Qandyl Mohamed – Moroccan independent blogger, human rights activist, and political critic
The debate over Iran’s enrichment is not a technical dispute over 5% or 90%, nor is it a technical conflict between nuclear energy experts. It is a struggle of wills over who holds the keys to the future. When a state is offered to permanently relinquish its right to enrich uranium in exchange for fuel supply (forever), the offer may appear economic on the surface, but at its core, it is political—a permanent dependence wrapped in guarantees.
Enrichment is not merely a step in the nuclear fuel cycle; it is a declaration of technological independence. A state capable of enrichment controls its strategic energy lifeline and is not hostage to external decisions that may shift with administrations, alliances, or geopolitical moods. A state that relies on external sources for nuclear fuel places its energy security in the hands of a potential adversary.
The ongoing discourse around the “fear of nuclear weapons” ignores the fact that the international system itself is built on an unequal nuclear monopoly. The powers demanding others to abandon enrichment are the very ones that built their security and influence on possessing this capability. The difference is that some legitimized their possession under the umbrella of “responsible deterrence,” while others are prohibited even from approaching the technical threshold.

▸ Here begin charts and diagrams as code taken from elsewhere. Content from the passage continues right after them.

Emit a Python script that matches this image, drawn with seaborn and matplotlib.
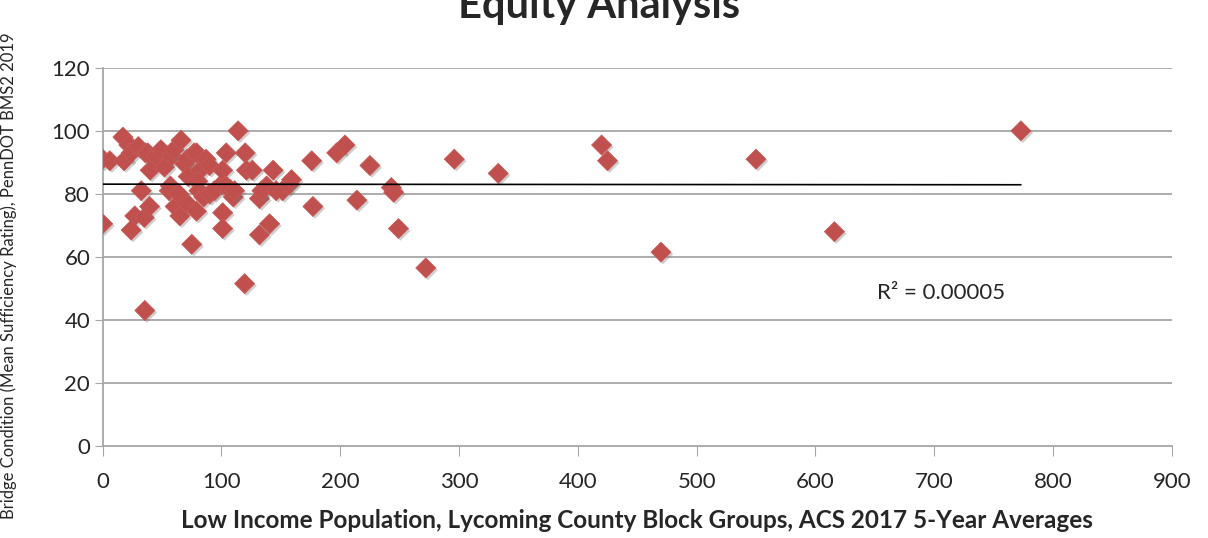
import numpy as np
import pandas as pd
import matplotlib
matplotlib.use("Agg")
import matplotlib.pyplot as plt
import matplotlib.patheffects as pe
import seaborn as sns

# low income population per block group (x) vs mean bridge sufficiency rating (y)
low_income = [0, 6, 0, 17, 18, 22, 24, 30, 36, 38, 40, 45, 49, 52, 58, 60, 66, 69, 71, 72,
              77, 79, 82, 87, 90, 35.5, 32.5, 27, 24, 35, 39.5, 57, 56, 61, 64, 65, 71, 75, 79, 80,
              81, 85, 90, 94, 101, 101, 100, 101, 104, 104, 107, 110, 111, 114, 120, 121, 126, 119.5,
              132, 132, 134, 138, 140.5, 143.5, 146, 151.5, 157, 159, 176, 177, 197, 204, 214, 225,
              243, 245, 249, 272, 296, 333, 420, 425, 470, 550, 616, 773]
sufficiency = [91, 90.5, 70.5, 98, 90.5, 95.5, 93, 95, 93, 93, 87.5, 92, 94, 88.5, 92, 94, 97, 89.5, 91, 85.5,
               93, 93, 87.5, 91, 89, 43, 81, 73, 68.5, 72.5, 76, 82.5, 81, 76, 80, 73, 77, 64, 74.5, 84,
               81, 79, 80, 81, 74, 69, 83, 87.5, 93, 82.5, 81.5, 79, 81, 100, 93, 87.5, 87.5, 51.5,
               67, 78.5, 81, 82.5, 70.5, 87.5, 81, 81, 83, 84.5, 90.5, 76, 93, 95.5, 78, 89,
               82, 80.5, 69, 56.5, 91, 86.5, 95.5, 90.5, 61.5, 91, 68, 100]
r2_label = "R² = 0.00005"

x_ticks = list(range(0, 901, 100))
y_ticks = list(range(0, 121, 20))

df = pd.DataFrame({"low_income": low_income, "bsr": sufficiency})

sns.set_style("white")
plt.rcParams["font.family"] = ["Lato", "DejaVu Sans"]

fig = plt.figure(figsize=(12.08, 5.38), dpi=100)
ax = fig.add_axes([0.085, 0.171, 0.885, 0.703])

grid_col = "#a6a6a6"
for yv in y_ticks[1:]:
    ax.axhline(yv, color=grid_col, lw=1.3, zorder=0)

pts = sns.scatterplot(data=df, x="low_income", y="bsr", marker="D", s=105,
                      color="#C0504D", edgecolor="#c85a57", linewidth=0.5, ax=ax, zorder=3)
pts.collections[0].set_path_effects([pe.withSimplePatchShadow(offset=(1.5, -1.5),
                                                               shadow_rgbFace="#777777", alpha=0.35)])

sns.regplot(data=df, x="low_income", y="bsr", scatter=False, ci=None, truncate=True,
            line_kws={"color": "black", "lw": 1.2, "zorder": 4}, ax=ax)

ax.set_xlim(0, 900)
ax.set_ylim(0, 120)
ax.set_xticks(x_ticks)
ax.set_yticks(y_ticks)
ax.tick_params(axis="x", direction="out", length=7, color=grid_col, labelsize=16, pad=12)
ax.tick_params(axis="y", direction="out", length=6, color=grid_col, labelsize=16, pad=3)
ax.xaxis.set_ticks_position("bottom")
ax.yaxis.set_ticks_position("left")

for side in ["top", "right"]:
    ax.spines[side].set_visible(False)
for side in ["left", "bottom"]:
    ax.spines[side].set_color(grid_col)
    ax.spines[side].set_linewidth(1.3)

ax.set_xlabel("Low Income Population, Lycoming County Block Groups, ACS 2017 5-Year Averages",
              fontsize=17.5, fontweight="bold", labelpad=12)
ax.set_ylabel("Bridge Condition (Mean Sufficiency Rating), PennDOT BMS2 2019", fontsize=12)
ax.yaxis.set_label_coords(-0.08, 0.45)

ax.text(652, 48.6, r2_label, fontsize=16, ha="left", va="center")

fig.text(0.496, 0.966, "Equity Analysis", fontsize=30, fontweight="bold",
         ha="center", va="baseline")

fig.savefig("out.png", dpi=100)
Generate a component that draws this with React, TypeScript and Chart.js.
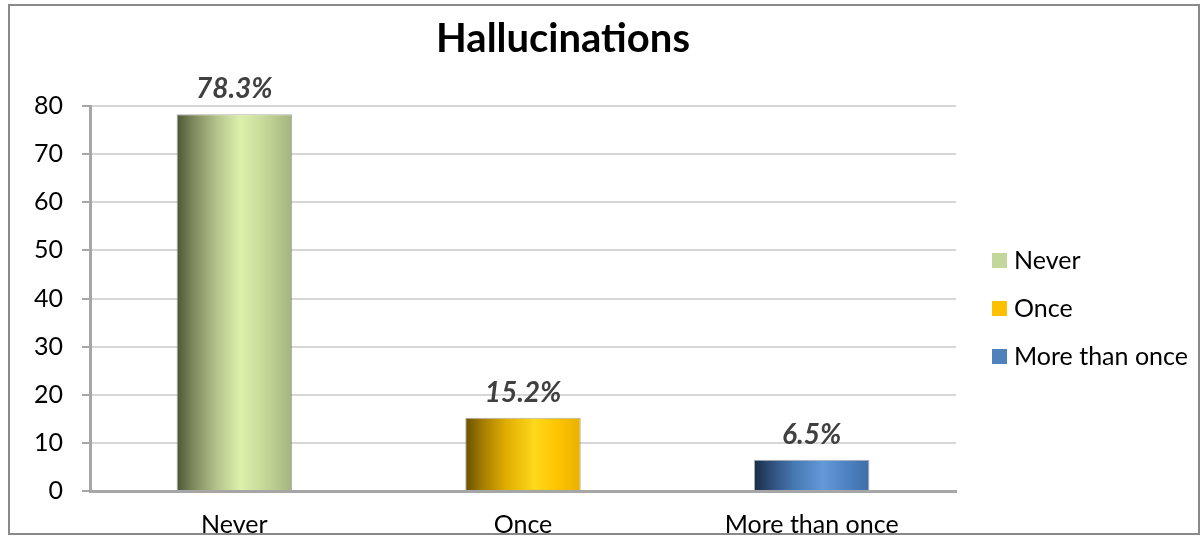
import React, { useEffect, useRef } from "react";
import { Chart, registerables } from "chart.js";

Chart.register(...registerables);

const categories = ["Never", "Once", "More than once"];
const values = [78.3, 15.2, 6.5];
const valueLabels = ["78.3%", "15.2%", "6.5%"];
const yTicks = [0, 10, 20, 30, 40, 50, 60, 70, 80];
const chartTitle = "Hallucinations";
const legendColors = ["#c3d69b", "#ffc000", "#4f81bd"];
const gradientStops: [number, string][][] = [
  [[0, "#4e5637"], [0.15, "#7f8b5d"], [0.35, "#b4c48c"], [0.55, "#dcefab"], [0.75, "#c7da9a"], [1, "#a5b47d"]],
  [[0, "#6a5000"], [0.15, "#a47c00"], [0.35, "#e0ac00"], [0.6, "#ffd81c"], [0.8, "#ffc400"], [1, "#e8b000"]],
  [[0, "#1b2b45"], [0.15, "#2f4f7a"], [0.35, "#4679b4"], [0.6, "#6299d8"], [0.8, "#4d83c3"], [1, "#3f6ea8"]],
];

const FONT = "Lato, 'Open Sans', sans-serif";

export default function App() {
  const ref = useRef<HTMLCanvasElement | null>(null);
  useEffect(() => {
    if (!ref.current) return;
    const decor = {
      id: "decor",
      afterDatasetsDraw(chart: any) {
        const ctx = chart.ctx;
        const meta = chart.getDatasetMeta(0);
        ctx.save();
        ctx.fillStyle = "#404040";
        ctx.font = `italic bold 28px ${FONT}`;
        ctx.textAlign = "center";
        ctx.textBaseline = "middle";
        meta.data.forEach((el: any, i: number) => {
          ctx.fillText(valueLabels[i], el.x, el.y - 25);
        });
        ctx.restore();
      },
      afterDraw(chart: any) {
        const ctx = chart.ctx;
        ctx.save();
        ctx.fillStyle = "#000";
        ctx.font = `bold 40px ${FONT}`;
        ctx.textAlign = "center";
        ctx.textBaseline = "middle";
        ctx.fillText(chartTitle, 553, 33);
        ctx.font = `25px ${FONT}`;
        ctx.textAlign = "left";
        const lx = chart.chartArea.right + 36;
        categories.forEach((c, i) => {
          const cy = 254 + i * 48;
          ctx.fillStyle = legendColors[i];
          ctx.fillRect(lx, cy - 7, 15, 15);
          ctx.fillStyle = "#000";
          ctx.fillText(c, lx + 22, cy + 1);
        });
        ctx.restore();
      },
    };
    const chart = new Chart(ref.current, {
      type: "bar",
      data: {
        labels: categories,
        datasets: [
          {
            data: values,
            backgroundColor: (c: any) => {
              const ch = c.chart;
              const xs = ch.scales?.x;
              if (!xs || !ch.chartArea) return legendColors[c.dataIndex];
              const cx = xs.getPixelForValue(c.dataIndex);
              const half = (xs.width / categories.length) * 0.4 / 2;
              const g = ch.ctx.createLinearGradient(cx - half, 0, cx + half, 0);
              gradientStops[c.dataIndex].forEach(([o, col]) => g.addColorStop(o, col));
              return g;
            },
            borderColor: "rgba(140,140,140,0.7)",
            borderWidth: 1,
            categoryPercentage: 1,
            barPercentage: 0.4,
          },
        ],
      },
      options: {
        animation: false,
        responsive: false,
        devicePixelRatio: 1,
        layout: { padding: { top: 100, right: 242, left: 0, bottom: 0 } },
        plugins: { legend: { display: false }, title: { display: false }, tooltip: { enabled: false } },
        scales: {
          x: {
            grid: { display: false, drawTicks: false },
            border: { display: true, color: "#a6a6a6", width: 3 },
            ticks: { color: "#000", font: { family: FONT, size: 25 }, padding: 19 },
            afterFit: (s: any) => { s.height = 42; },
          },
          y: {
            min: 0,
            max: 80,
            afterBuildTicks: (s: any) => { s.ticks = yTicks.map((v) => ({ value: v })); },
            grid: { color: "#d6d6d6", lineWidth: 2, tickColor: "#a6a6a6", tickLength: 8, tickWidth: 2 },
            border: { display: true, color: "#a6a6a6", width: 3 },
            ticks: { color: "#000", font: { family: FONT, size: 25 }, padding: 19 },
            afterFit: (s: any) => { s.width = 80; },
          },
        },
      },
      plugins: [decor],
    });
    return () => chart.destroy();
  }, []);
  return (
    <div
      style={{
        position: "absolute",
        left: 8,
        top: 4,
        width: 1192,
        height: 531,
        boxSizing: "border-box",
        border: "2px solid #898989",
        background: "#fff",
      }}
    >
      <canvas ref={ref} width={1188} height={527} style={{ display: "block" }} />
    </div>
  );
}
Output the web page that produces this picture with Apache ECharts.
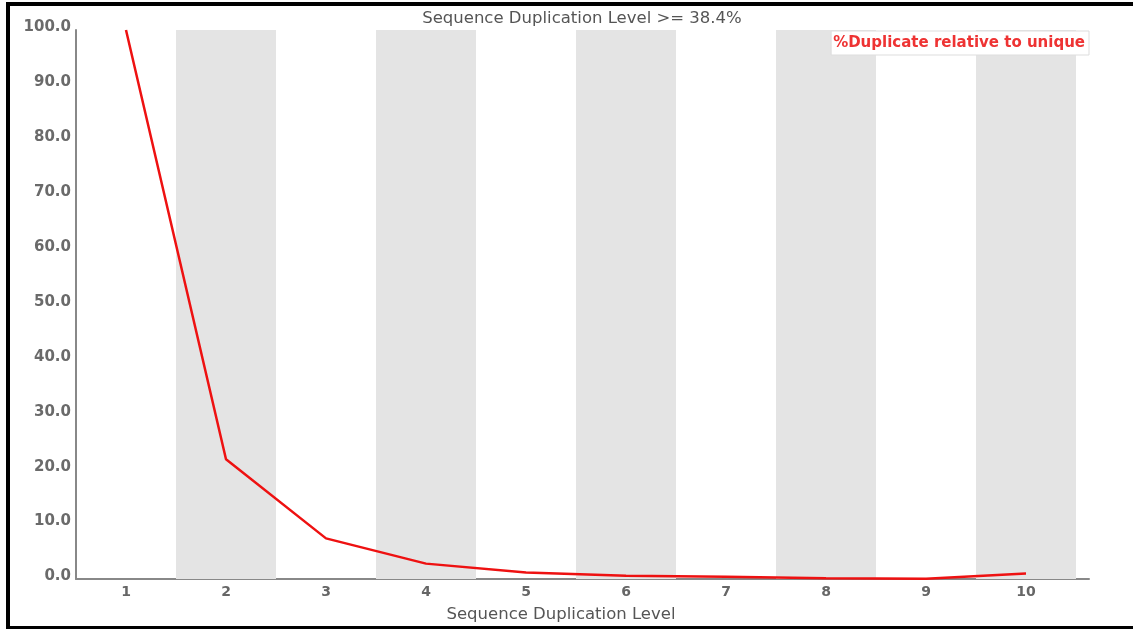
<!DOCTYPE html>
<html>
<head>
<meta charset="utf-8">
<script src="https://cdn.jsdelivr.net/npm/echarts@6/dist/echarts.min.js"></script>
<style>
html,body{margin:0;padding:0;background:#fff;overflow:hidden;}
#chart{position:absolute;left:0;top:0;width:1133px;height:629px;}
#frame{position:absolute;left:6px;top:2px;width:1140px;height:627px;box-sizing:border-box;border-top:4px solid #000;border-left:4px solid #000;border-bottom:3px solid #000;pointer-events:none;}
</style>
</head>
<body>
<div id="chart"></div>
<div id="frame"></div>
<script>
// Data
const categories = [1, 2, 3, 4, 5, 6, 7, 8, 9, 10];
const duplicateRelativeToUnique = [100, 21.8, 7.4, 2.8, 1.2, 0.6, 0.4, 0.15, 0.05, 1.0];
const yTicks = [0, 10, 20, 30, 40, 50, 60, 70, 80, 90, 100];
const titleText = 'Sequence Duplication Level >= 38.4%';
const xName = 'Sequence Duplication Level';
const seriesName = '%Duplicate relative to unique';

const FONT = 'DejaVu Sans';
const bands = categories.filter((c, i) => i % 2 === 1).map(c => [{xAxis: c - 0.5}, {xAxis: c + 0.5}]);

const chart = echarts.init(document.getElementById('chart'));
chart.setOption({
  animation: false,
  backgroundColor: '#fff',
  title: [
    {text: titleText, left: 577, top: 5, textAlign: 'center',
     textStyle: {fontFamily: FONT, fontSize: 16.5, fontWeight: 'normal', color: '#555'}},
    {text: xName, left: 556, top: 601, textAlign: 'center',
     textStyle: {fontFamily: FONT, fontSize: 16.5, fontWeight: 'normal', color: '#555'}}
  ],
  legend: {
    right: 44, top: 31, icon: 'none', itemWidth: 0, itemGap: 0,
    padding: [5, 4, 4, 0], borderColor: '#ddd', borderWidth: 1, backgroundColor: '#fff',
    textStyle: {fontFamily: FONT, fontSize: 15, fontWeight: 'bold', color: '#ee3333', padding: [0, 0, 0, -3]},
    data: [seriesName]
  },
  grid: {left: 76, right: 44, top: 30, bottom: 50, containLabel: false},
  xAxis: {
    type: 'value', min: 0.5, max: 10.63,
    axisLine: {show: true, lineStyle: {color: '#888', width: 2}},
    axisTick: {show: false},
    splitLine: {show: false},
    axisLabel: {customValues: categories, margin: 6, fontFamily: FONT, fontSize: 14, fontWeight: 'bold', color: '#666'}
  },
  yAxis: {
    type: 'value', min: 0, max: 100, interval: 10,
    axisLine: {show: true, lineStyle: {color: '#888', width: 2}},
    axisTick: {show: false},
    splitLine: {show: false},
    axisLabel: {
      customValues: yTicks, margin: 5, fontFamily: FONT, fontSize: 15, fontWeight: 'bold', color: '#6a6a6a',
      verticalAlign: 'bottom', lineHeight: 5,
      formatter: v => v.toFixed(1)
    }
  },
  series: [{
    name: seriesName, type: 'line', symbol: 'none',
    data: categories.map((c, i) => [c, duplicateRelativeToUnique[i]]),
    lineStyle: {color: '#ee1111', width: 2.5},
    itemStyle: {color: '#ee1111'},
    markArea: {silent: true, itemStyle: {color: '#e4e4e4'}, data: bands},
    z: 3
  }]
});
</script>
</body>
</html>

Iran, like other regionally aspiring states, views nuclear energy as an investment for the post-oil era. True, oil and gas will remain present for some time, but economies thinking in terms of a century do not build their strategy on a single resource or promises of supply from their adversaries. Its arid geography, demographic pressures, need for water desalination, and heavy industry requirements all make nuclear energy a long-term strategic choice, not merely a symbolic project.
Complete reliance on renewable energy is not a magic formula, especially for countries that require a stable, base load. Solar and wind are important sources, but they are intermittent by nature and require advanced storage systems, grids, and huge transitional costs. Therefore, despite its complexities, nuclear energy remains one of the few options capable of providing dense, low-emission, continuous energy.
What unnerves the major powers is not only the potential militarization of the program but the possibility of breaking the monopoly. The ability to enrich means possessing knowledge, supply chains, complex engineering, and human resources capable of developing advanced systems. This kind of accumulated expertise shifts a state’s position on the power ladder. The logic of the international system has never welcomed up-and-coming states outside its closed club.
Regional history shows that any attempt to build strategic independence is met with multidimensional pressure: sanctions, financial isolation, cyber warfare, and sometimes direct or indirect military intervention. The official rhetoric is often moral—protecting international peace, preventing proliferation, supporting democracy—but behind this rhetoric operate calculations of regional balance and the prevention of any power from exceeding its predetermined ceiling.
Thus, the issue is not a romantic choice between “dignity” and “financial gain,” but a harsh equation between the cost of independence and the cost of dependence. Some states choose full integration into the existing system in exchange for security guarantees and limited economic benefits, while others decide to pay the price of confrontation to expand their decision-making margin. No one emerges from this equation without a cost.
Ultimately, the dispute over enrichment reflects a deeper question: does a state outside the traditional circle of major powers have the right to possess the same deterrent tools and advanced technology, or is the international system designed to keep its ambitions low? This is the essence of the struggle, far from slogans, and far from the moral simplifications used to reduce a complex conflict over influence, sovereignty, and power balances in a world that recognizes only the strong.